>>>>
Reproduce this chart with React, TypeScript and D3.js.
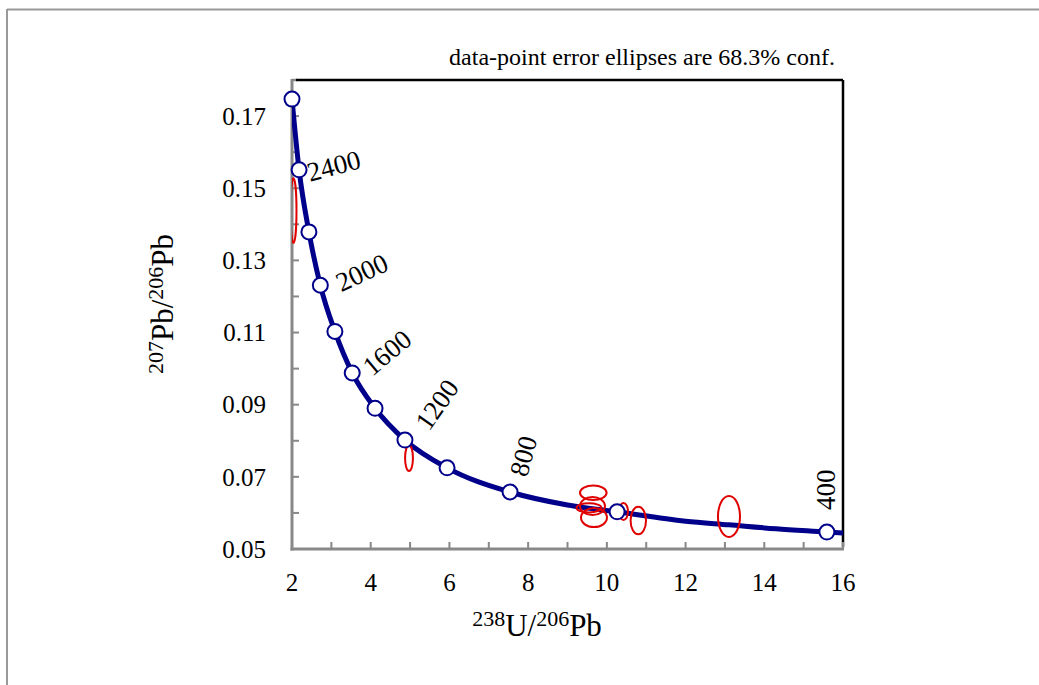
import React from "react";
import * as d3 from "d3";

// ---- data ----
const markerAges = [2600, 2400, 2200, 2000, 1800, 1600, 1400, 1200, 1000, 800, 600, 400];
const markerX = [2.0, 2.18, 2.43, 2.72, 3.09, 3.53, 4.11, 4.87, 5.94, 7.54, 10.26, 15.59];
const markerY = [0.1747, 0.1551, 0.1379, 0.1231, 0.1103, 0.0988, 0.089, 0.0802, 0.0725, 0.0658, 0.0603, 0.0547];

// extra points read along the concordia line between markers
const lineExtraX = [9.0, 12.0, 13.1, 14.3, 16.0];
const lineExtraY = [0.0622, 0.0577, 0.0567, 0.0556, 0.0544];

// error ellipses (centre and half-axes, data units)
const ellX = [2.038, 4.973, 9.655, 9.546, 9.635, 9.673, 10.423, 10.799, 13.103];
const ellY = [0.1438, 0.0752, 0.0656, 0.0614, 0.0619, 0.0587, 0.0604, 0.0579, 0.059];
const ellRx = [0.076, 0.1, 0.338, 0.318, 0.318, 0.33, 0.114, 0.196, 0.28];
const ellRy = [0.009, 0.0036, 0.002, 0.00125, 0.0025, 0.00263, 0.00236, 0.00383, 0.00568];

const labelAges = [2400, 2000, 1600, 1200, 800, 400];

const xTicks = d3.range(2, 17, 1);
const xTickLabels = [2, 4, 6, 8, 10, 12, 14, 16];
const yTicks = d3.range(0, 13).map((i) => +(0.05 + i * 0.01).toFixed(2));
const yTickLabels = [0.05, 0.07, 0.09, 0.11, 0.13, 0.15, 0.17];

const title = "data-point error ellipses are 68.3% conf.";

// ---- style / layout ----
const W = 1039;
const H = 685;
const M = { left: 292, right: 843, top: 80, bottom: 549 };
const labelStyle: Record<number, { dx: number; dy: number; rot: number }> = {
  2400: { dx: 11, dy: 12, rot: -15 },
  2000: { dx: 21, dy: 7, rot: -25 },
  1600: { dx: 20, dy: 4, rot: -40 },
  1200: { dx: 24, dy: -8, rot: -55 },
  800: { dx: 17, dy: -14, rot: -75 },
  400: { dx: 8, dy: -22, rot: -90 },
};
const FONT = '"Liberation Serif", Tinos, "Times New Roman", "DejaVu Serif", serif';
const NAVY = "#00008B";
const RED = "#E00000";

export default function App() {
  const x = d3.scaleLinear().domain([2, 16]).range([M.left, M.right]);
  const y = d3.scaleLinear().domain([0.05, 0.18]).range([M.bottom, M.top]);

  const pts: [number, number][] = markerX
    .map((v, i) => [v, markerY[i]] as [number, number])
    .concat(lineExtraX.map((v, i) => [v, lineExtraY[i]] as [number, number]))
    .sort((a, b) => a[0] - b[0]);
  const line = d3
    .line<[number, number]>()
    .x((d) => x(d[0]))
    .y((d) => y(d[1]))
    .curve(d3.curveMonotoneX);

  return (
    <svg width={W} height={H} style={{ position: "absolute", left: 0, top: 0, fontFamily: FONT }}>
      <rect x={0} y={0} width={W} height={H} fill="#fff" />
      {/* outer frame */}
      <line x1={7} y1={9.5} x2={W} y2={9.5} stroke="#999" strokeWidth={2} />
      <line x1={7} y1={9} x2={7} y2={H} stroke="#999" strokeWidth={2} />

      <text x={642} y={65} fontSize={24} textAnchor="middle" fill="#000">
        {title}
      </text>

      <defs>
        <clipPath id="plotclip">
          <rect x={M.left} y={M.top} width={M.right - M.left} height={M.bottom - M.top} />
        </clipPath>
      </defs>

      {/* axes frame */}
      <line x1={M.left} y1={M.top} x2={M.left + 5} y2={M.top} stroke="#888" strokeWidth={2.5} />
      <line x1={M.left + 4} y1={M.top} x2={M.right} y2={M.top} stroke="#000" strokeWidth={2.5} />
      <line x1={M.right} y1={M.top} x2={M.right} y2={M.bottom - 2} stroke="#000" strokeWidth={2.5} />
      <line x1={M.left} y1={M.top - 1} x2={M.left} y2={M.bottom + 1.5} stroke="#888" strokeWidth={3} />
      <line x1={M.left - 1.5} y1={M.bottom} x2={M.right + 1} y2={M.bottom} stroke="#888" strokeWidth={3} />

      {xTicks.map((t) => (
        <line key={"xt" + t} x1={x(t)} x2={x(t)} y1={M.bottom} y2={M.bottom - 7} stroke="#888" strokeWidth={2} />
      ))}
      {yTicks.map((t) => (
        <line key={"yt" + t} x1={M.left} x2={M.left + 7} y1={y(t)} y2={y(t)} stroke="#888" strokeWidth={2} />
      ))}
      {xTickLabels.map((t) => (
        <text key={"xl" + t} x={x(t)} y={591} fontSize={25} textAnchor="middle" fill="#000">
          {t}
        </text>
      ))}
      {yTickLabels.map((t) => (
        <text key={"yl" + t} x={266} y={y(t)} dy="0.35em" fontSize={25} textAnchor="end" fill="#000">
          {t.toFixed(2)}
        </text>
      ))}

      {/* axis titles */}
      <text x={537} y={636} fontSize={31} textAnchor="middle" fill="#000">
        <tspan fontSize={22} dy={-10}>238</tspan>
        <tspan dy={10}>U/</tspan>
        <tspan fontSize={22} dy={-10}>206</tspan>
        <tspan dy={10}>Pb</tspan>
      </text>
      <text transform={`translate(173,304) rotate(-90)`} fontSize={31} textAnchor="middle" fill="#000">
        <tspan fontSize={22} dy={-10}>207</tspan>
        <tspan dy={10}>Pb/</tspan>
        <tspan fontSize={22} dy={-10}>206</tspan>
        <tspan dy={10}>Pb</tspan>
      </text>

      <g clipPath="url(#plotclip)">
        <path d={line(pts) || ""} fill="none" stroke={NAVY} strokeWidth={5} />
        {ellX.map((v, i) => (
          <ellipse
            key={"e" + i}
            cx={x(v)}
            cy={y(ellY[i])}
            rx={x(v + ellRx[i]) - x(v)}
            ry={y(ellY[i]) - y(ellY[i] + ellRy[i])}
            fill="none"
            stroke={RED}
            strokeWidth={2}
          />
        ))}
      </g>
      {markerX.map((v, i) => (
        <circle key={"c" + i} cx={x(v)} cy={y(markerY[i])} r={7.5} fill="#fff" stroke={NAVY} strokeWidth={2} />
      ))}
      {labelAges.map((a) => {
        const i = markerAges.indexOf(a);
        const s = labelStyle[a];
        const px = x(markerX[i]) + s.dx;
        const py = y(markerY[i]) + s.dy;
        return (
          <text key={"l" + a} transform={`translate(${px},${py}) rotate(${s.rot})`} fontSize={27} fill="#000">
            {a}
          </text>
        );
      })}
    </svg>
  );
}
<<<<
Starting at the top of the listing above, please restate word for word each line up to and including the one that holds "import * as", omitting every image.

→ Task result
Reproduce this chart with React, TypeScript and D3.js.
import React from "react";
import * as d3 from "d3";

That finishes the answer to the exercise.